A bas l’armée : vive l’insoumission

note:La  militarisation « en marche » nous concerne tous directement, à chacun de nous de s’y opposer !

★ Lutte de classe et militarisation

Injures à l’armée à Alger le 22 août 1891

LES propos antimilitaristes furent prononcés dans un café de la place du Gouvernement.

Algérie                                                                                  Alger le 2 juin 1892

Parquet du procureur général

n°1196

Direction des affaires criminelles et des grâces

Monsieur le Garde des sceaux,

J’ai l’honneur de vous rendre compte d’une affaire suivie pour injures publiques envers l’armée contre les nommés Bonnardot* et Morat, se disant anarchistes, et qui vient de recevoir solution devant la cour d’assises d’Alger.

Dans la matinée du 22 août 1891, un détachement du 1er régiment de zouaves défilait, musique en tête, sur le boulevard de la République, à côté de la place du Gouvernement à Alger, lorsque du milieu d’un groupe de consommateurs attablés sur la terrasse du café du Progrès, de l’autre côté de la même place, se firent entendre à l’adresse des militaires et de l’armée française, des injures et des invectives outrageantes qui provoquèrent l’indignation des consommateurs voisins : « Voyez ces tas de cons, ces lâches » disait Bonnardot, le plus bruyant du groupe, « ça obéit à la discipline ». Des observations lui ayant été adressées par l’un des assistants qui lui demanda s’il était français, Bonnardot répliqua : « Je suis internationaliste et je ne serai jamais soldat, je croirais salir ma peau en endossant l’uniforme français ; toute l’armée française, ce sont des lâches qui ont tiré sur le peuple à Fourmies ». L’un des camarades de Bonnardot, le nommé Morat, approuvait hautement ces paroles ; un consommateur placé près de lui, lui lança un soufflet, ce fut le signal d’une bousculade au milieu de laquelle Bonnardot et Morat parvinrent à s’esquiver. Mais quelques instants plus tard, un des témoins de la scène les retrouvant sur la place du Gouvernement, les faisait arrêter par la police.
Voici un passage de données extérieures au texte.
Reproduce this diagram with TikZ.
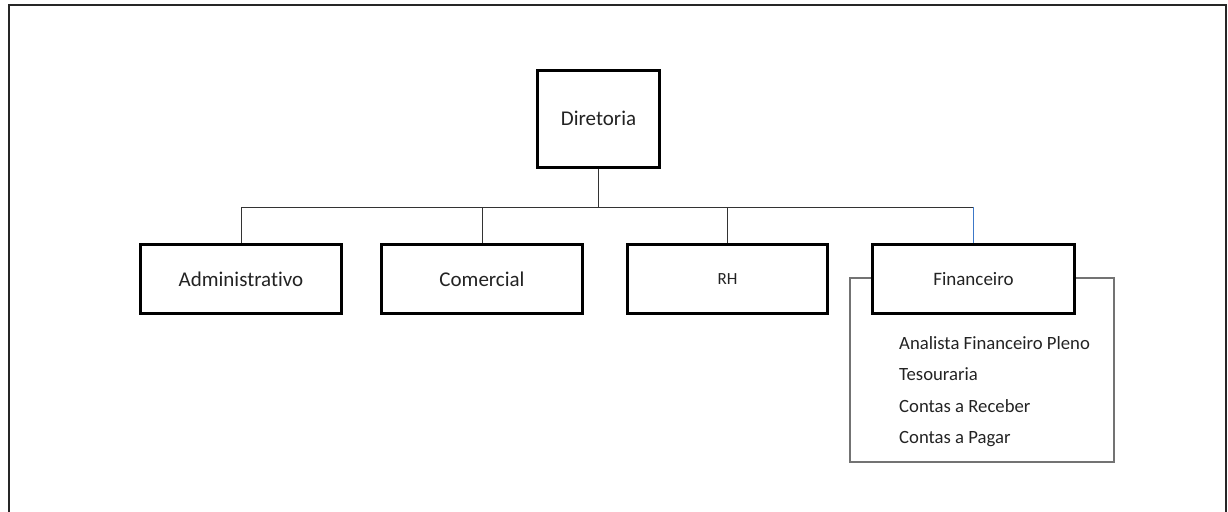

Une information fut aussitôt ouverte. L’affaire renvoyée tout d’abord devant la juridiction correctionnelle ; est revenue après jugement d’incompétence et règlement de juges, devant la cour d’assises, à l’audience du 21 mai dernier, sous accusation d’injures publiques envers l’armée.

Bonnardot a 18 ans à peine, il n’exerce aucune profession déterminée et vit dans l’oisiveté à la charge de sa mère. Naguère il était un disciple militant de l’Armée du salut, il se dit aujourd’hui anarchiste.
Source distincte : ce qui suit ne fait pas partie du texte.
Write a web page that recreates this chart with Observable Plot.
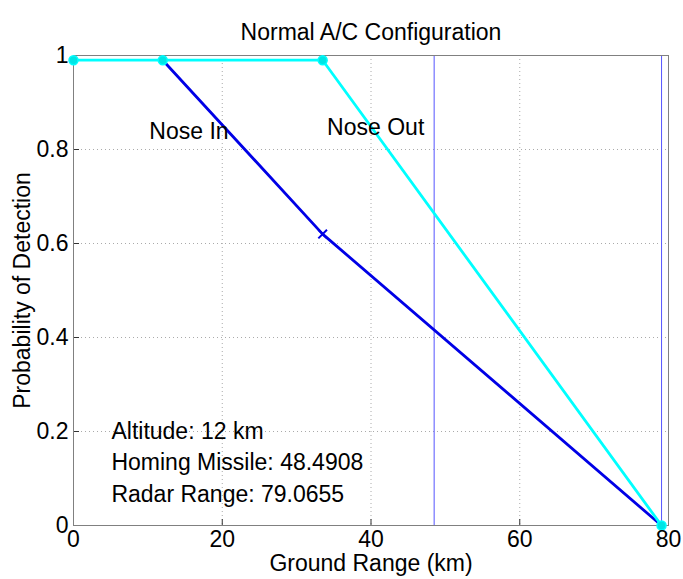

Morat n’est qu’un vagabond qui a déjà subi pour vol, une condamnation à 6 mois de prison.

Laissés l’un et l’autre en liberté provisoire, ils se sont trouvés tous les deux, impliqués au cours de l’information, avec d’autres malfaiteurs, dans une poursuite criminelle à raison de deux vols qualifiés commis à Alger dans la nuit du 24 au 25 décembre 1891 et à la veille des mêmes débats, ils ont comparu une première fois devant la cour d’assises et ont été condamnés, Bonnardot comme complice, à la peine de trois années d’emprisonnement, et Morat, comme auteur principal, à celle de 6 années de travaux forcés et de 6 années d’interdiction de résidence.

A l’audience, Bonnardot soutint que les paroles injurieuses par lui prononcées ne s’appliquaient ni à l’armée, ni aux zouaves mais seulement aux curieux que le pressaient sur le passage du détachement ; s’il a parlé de lâches, ce n’est, dit-il, qu’au sujet de l’affaire de Fourmies, à l’égard des soldats du 145e. Au surplus, tout cela n’était dit qu’entre camarades, au cours d’une conversation intime qui ne regardait point les voisins et dans laquelle ceux-ci n’avaient pas à intervenir.

Morat se défend d’avoir prononcé aucune injure ; il s’est borné, dit-il, à approuver ce que disait son camarade au sujet des événements de Fourmies. Au surplus, aucun des témoins de l’enquête n’a relevé à sa charge une expression outrageante, une parole injurieuse, et le soufflet qu’il a reçu à répondu plutôt à son attitude approbative à l’égard de Bonnardot qu’à l’émission d’une injure précise et caractérisée.

Morat a été acquitté.

Bonnardot, seul déclaré coupable, a été condamné à 3 mois d’emprisonnement.